LABOUR leader Miliband has once again revealed the absolute bankruptcy of reformism. In a speech made yesterday he denied that there were laws governing the capitalist crisis, and put the greatest-ever crisis of the capitalist system down to bad behaviour, urging that the crisis could be resolved by ‘responsible capitalism’ and ‘one nation banking’.
He in fact indicted himself and Brown and Blair who presided over the period, thirteen years in all, when British capitalism and its banks were at their most irresponsible, as Miliband would have it. This was when Brown sold off a huge chunk of the gold reserves for euros and dollars, while boasting that he had resolved the crisis of capitalism through a regime of unlimited credit. Blair supplemented this approach with his worship of the rich and his determination to emulate them.
Miliband has now put on the hairshirt and admitted to ‘bad behaviour’. His thinking is once again utterly superficial. What is behind it is his fear that if the worst excesses of finance capital are not pruned it will lead to a mutiny of the oppressed who will treat the bankers and bosses, and of course capitalism, in the same way that the French masses treated the Bourbons. To use a modern term, they will be subjected to a ‘haircut’.

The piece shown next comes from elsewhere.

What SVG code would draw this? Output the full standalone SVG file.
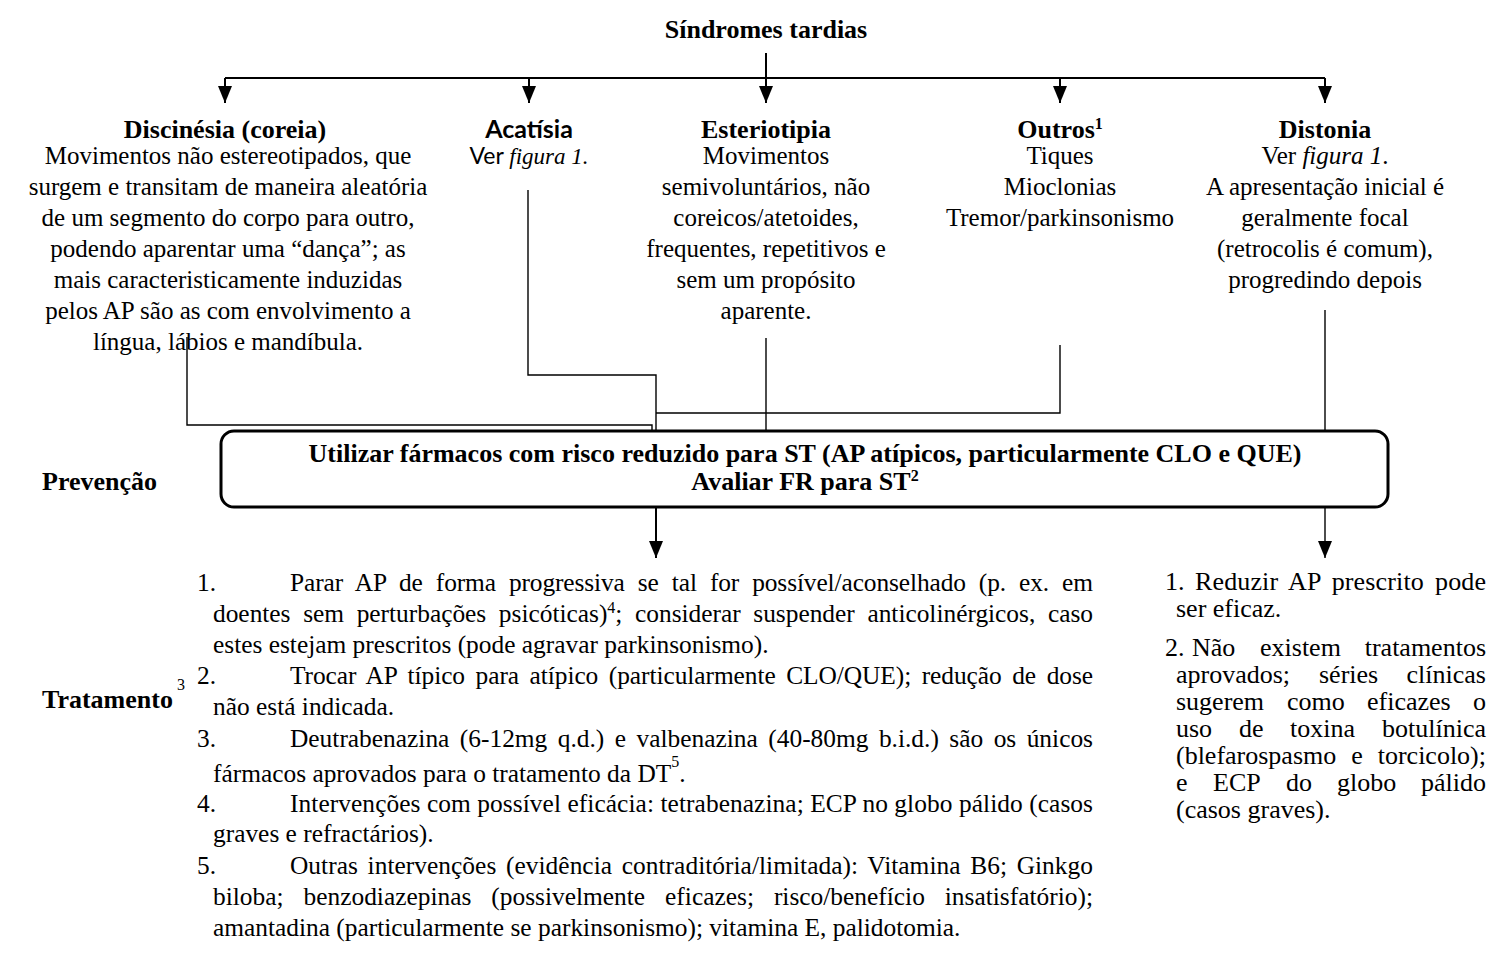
<svg xmlns="http://www.w3.org/2000/svg" width="1491" height="965" viewBox="0 0 1491 965">
<style>
  text { font-family: "Liberation Serif", "Times New Roman", serif; fill: #000; }
  .b { font-weight: bold; }
  .c { text-anchor: middle; }
  .e { text-anchor: end; }
  .hd { font-size: 26px; font-weight: bold; }
  .nd { font-size: 25px; text-anchor: middle; }
  .sans { font-family: Lato, "Liberation Sans", sans-serif; }
  .it { font-style: italic; }
  .li { font-size: 25.4px; }
  .ri { font-size: 26px; }
  .sup { font-size: 16px; }
  .ln { fill: none; stroke: #000; stroke-width: 1.4; }
  .ln2 { fill: none; stroke: #000; stroke-width: 2; }
  .box { fill: #fff; stroke: #000; stroke-width: 3; }
</style>
<defs>
  <marker id="ah" viewBox="0 0 17 14" markerWidth="17" markerHeight="14" refX="17" refY="7" orient="auto" markerUnits="userSpaceOnUse">
    <path d="M0,0 L17,7 L0,14 z" fill="#000"/>
  </marker>
</defs>
<rect width="1491" height="965" fill="#fff"/>

<!-- connectors -->
<g id="connectors">
  <path class="ln2" d="M225 78 H1325"/>
  <path class="ln2" d="M766 53 V103" marker-end="url(#ah)"/>
  <path class="ln2" d="M225 78 V103" marker-end="url(#ah)"/>
  <path class="ln2" d="M529 78 V103" marker-end="url(#ah)"/>
  <path class="ln2" d="M1060 78 V103" marker-end="url(#ah)"/>
  <path class="ln2" d="M1325 78 V103" marker-end="url(#ah)"/>
  <path class="ln" d="M187 337 V425 H652 V431"/>
  <path class="ln" d="M528 190 V375 H656 V431"/>
  <path class="ln" d="M1060 345 V413 H656"/>
  <path class="ln" d="M766 338 V431"/>
  <path class="ln" d="M1325 310 V431"/>
  <path class="ln2" d="M656 507 V558" marker-end="url(#ah)"/>
  <path class="ln" d="M1325 507 V558" marker-end="url(#ah)"/>
</g>

<!-- title -->
<g id="title">
  <text class="hd c" x="766" y="38">Síndromes tardias</text>
</g>

<!-- syndrome nodes -->
<g id="node-discinesia">
  <text class="hd c" x="225" y="138">Discinésia (coreia)</text>
  <text class="nd" x="228" y="164">Movimentos não estereotipados, que</text>
  <text class="nd" x="228" y="195">surgem e transitam de maneira aleatória</text>
  <text class="nd" x="228" y="226">de um segmento do corpo para outro,</text>
  <text class="nd" x="228" y="257">podendo aparentar uma “dança”; as</text>
  <text class="nd" x="228" y="288">mais caracteristicamente induzidas</text>
  <text class="nd" x="228" y="319">pelos AP são as com envolvimento a</text>
  <text class="nd" x="228" y="350">língua, lábios e mandíbula.</text>
</g>

<g id="node-acatisia">
  <text class="c sans b" x="529" y="138" font-size="25">Acatísia</text>
  <text class="c" x="529" y="164" font-size="23"><tspan class="sans">Ver </tspan><tspan class="it">figura 1.</tspan></text>
</g>

<g id="node-esteriotipia">
  <text class="hd c" x="766" y="138">Esteriotipia</text>
  <text class="nd" x="766" y="164">Movimentos</text>
  <text class="nd" x="766" y="195">semivoluntários, não</text>
  <text class="nd" x="766" y="226">coreicos/atetoides,</text>
  <text class="nd" x="766" y="257">frequentes, repetitivos e</text>
  <text class="nd" x="766" y="288">sem um propósito</text>
  <text class="nd" x="766" y="319">aparente.</text>
</g>

<g id="node-outros">
  <text class="hd c" x="1060" y="138">Outros<tspan class="sup" dy="-9">1</tspan></text>
  <text class="nd" x="1060" y="164">Tiques</text>
  <text class="nd" x="1060" y="195">Mioclonias</text>
  <text class="nd" x="1060" y="226">Tremor/parkinsonismo</text>
</g>

<g id="node-distonia">
  <text class="hd c" x="1325" y="138">Distonia</text>
  <text class="nd" x="1325" y="164">Ver <tspan class="it">figura 1</tspan>.</text>
  <text class="nd" x="1325" y="195">A apresentação inicial é</text>
  <text class="nd" x="1325" y="226">geralmente focal</text>
  <text class="nd" x="1325" y="257">(retrocolis é comum),</text>
  <text class="nd" x="1325" y="288">progredindo depois</text>
</g>

<!-- prevention -->
<g id="label-prevencao">
  <text class="hd" x="42" y="490">Prevenção</text>
</g>
<g id="node-prevencao">
  <rect class="box" x="221" y="431" width="1167" height="76" rx="13"/>
  <text class="hd c" x="805" y="462">Utilizar fármacos com risco reduzido para ST (AP atípicos, particularmente CLO e QUE)</text>
  <text class="hd c" x="805" y="490">Avaliar FR para ST<tspan class="sup" dy="-9">2</tspan></text>
</g>

<!-- treatment -->
<g id="label-tratamento">
  <text class="hd" x="42" y="708">Tratamento</text>
  <text x="177" y="690" font-size="16">3</text>
</g>

<g id="node-tratamento-dt">
  <text class="li" x="197" y="591">1.</text>
  <text class="li" x="290" y="591" word-spacing="6.8" textLength="803" lengthAdjust="spacing">Parar AP de forma progressiva se tal for possível/aconselhado (p. ex. em</text>
  <text class="li" x="213" y="622" word-spacing="6.3" textLength="880" lengthAdjust="spacing">doentes sem perturbações psicóticas)<tspan class="sup" dy="-9">4</tspan><tspan dy="9">; considerar suspender anticolinérgicos, caso</tspan></text>
  <text class="li" x="213" y="653">estes estejam prescritos (pode agravar parkinsonismo).</text>
  <text class="li" x="197" y="684">2.</text>
  <text class="li" x="290" y="684" word-spacing="4.3" textLength="803" lengthAdjust="spacing">Trocar AP típico para atípico (particularmente CLO/QUE); redução de dose</text>
  <text class="li" x="213" y="715">não está indicada.</text>
  <text class="li" x="197" y="747">3.</text>
  <text class="li" x="290" y="747" word-spacing="4.1" textLength="803" lengthAdjust="spacing">Deutrabenazina (6-12mg q.d.) e valbenazina (40-80mg b.i.d.) são os únicos</text>
  <text class="li" x="213" y="782">fármacos aprovados para o tratamento da DT<tspan class="sup" dy="-15">5</tspan><tspan dy="15">.</tspan></text>
  <text class="li" x="197" y="812">4.</text>
  <text class="li" x="290" y="812" textLength="803" lengthAdjust="spacing">Intervenções com possível eficácia: tetrabenazina; ECP no globo pálido (casos</text>
  <text class="li" x="213" y="842">graves e refractários).</text>
  <text class="li" x="197" y="874">5.</text>
  <text class="li" x="290" y="874" word-spacing="3.3" textLength="803" lengthAdjust="spacing">Outras intervenções (evidência contraditória/limitada): Vitamina B6; Ginkgo</text>
  <text class="li" x="213" y="905" word-spacing="13.6" textLength="880" lengthAdjust="spacing">biloba; benzodiazepinas (possivelmente eficazes; risco/benefício insatisfatório);</text>
  <text class="li" x="213" y="936">amantadina (particularmente se parkinsonismo); vitamina E, palidotomia.</text>
</g>

<g id="node-tratamento-distonia">
  <text class="ri" x="1165" y="590">1.</text>
  <text class="ri" x="1195" y="590" word-spacing="4.5" textLength="291" lengthAdjust="spacing">Reduzir AP prescrito pode</text>
  <text class="ri" x="1176" y="617">ser eficaz.</text>
  <text class="ri" x="1165" y="656">2.</text>
  <text class="ri" x="1192" y="656">Não</text>
  <text class="ri" x="1260" y="656">existem</text>
  <text class="ri e" x="1486" y="656">tratamentos</text>
  <text class="ri" x="1176" y="683">aprovados;</text>
  <text class="ri" x="1319" y="683">séries</text>
  <text class="ri e" x="1486" y="683">clínicas</text>
  <text class="ri" x="1176" y="710">sugerem</text>
  <text class="ri" x="1287" y="710">como</text>
  <text class="ri" x="1367" y="710">eficazes</text>
  <text class="ri e" x="1486" y="710">o</text>
  <text class="ri" x="1176" y="737">uso</text>
  <text class="ri" x="1239" y="737">de</text>
  <text class="ri" x="1290" y="737">toxina</text>
  <text class="ri e" x="1486" y="737">botulínica</text>
  <text class="ri" x="1176" y="764" word-spacing="8.5" textLength="310" lengthAdjust="spacing">(blefarospasmo e torcicolo);</text>
  <text class="ri" x="1176" y="791">e</text>
  <text class="ri" x="1213" y="791">ECP</text>
  <text class="ri" x="1286" y="791">do</text>
  <text class="ri" x="1337" y="791">globo</text>
  <text class="ri e" x="1486" y="791">pálido</text>
  <text class="ri" x="1176" y="818">(casos graves).</text>
</g>
</svg>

He told his audience: ‘This is about more than one man, one bonus, or one knighthood. These are symbols – and symptoms – of public discontent with a system that is not working as it should.’
Fearful Ed pleaded: ‘Nobody in this country – neither the banks’ most staunch defenders nor their most outspoken critics – believe that a public argument between executives, shareholders, politicians and the public is the best way for any sector to set pay.’
The dirty deals must be done in private – not in front of the public – is the theme of the Labour leader, as he added: ‘It is in all our interests to find a better way forward…We need to learn the most important lesson of the week: we cannot have a banking sector so divorced from the rest of the economy and the rest of society. We succeed or fail together.’
He added: ‘We need what you might call “one nation banking”. We need banks that serve the real economy. We need banking serving every region, every sector, every business, every family in this country. And we need banks run in a way that people believe are consistent with their values – the values of Britain.’
Miliband wants an Alice in Wonderland-type of banking, that has never existed anywhere. But he has to admit to the advance of revolution. ‘Everywhere you look, pillars of the conventional wisdom which have stood solidly for thirty-odd years are crashing to the ground.
‘Until 2007, (when his political bosses Blair and Brown were caught out – News Line) it was hard to imagine that: light touch financial regulation would be so thoroughly discredited; financial instruments designed to make each bank safer would make the banking system as a whole riskier; we would be facing interest rates lower than we have seen for decades without lending rising as a result; bank bonuses could be in the billions even as banks’ share price fell; all the banks in this country would be backed by an implicit government guarantee; and two of the biggest would be largely owned by the government.
‘We all know this has happened because something has gone deeply wrong.’
Far from things going ‘deeply wrong’ – as Marx proved in his volumes of Capital – the laws governing the capitalist system produce such crises as part of its development, and that crises cannot be regulated out of the system – they are intrinsic to it and can only be eliminated through a socialist revolution.
The reality is that banks will only act for the nation after a socialist revolution has nationalised them and put them under workers’ management where they will play a progressive role as an institution of the workers’ state, developing a socialist economy planned to satisfy the needs of the people.
The maxim of such a society will be: from each according to their ability, to each according to their need. This will be a truly fair and responsible society.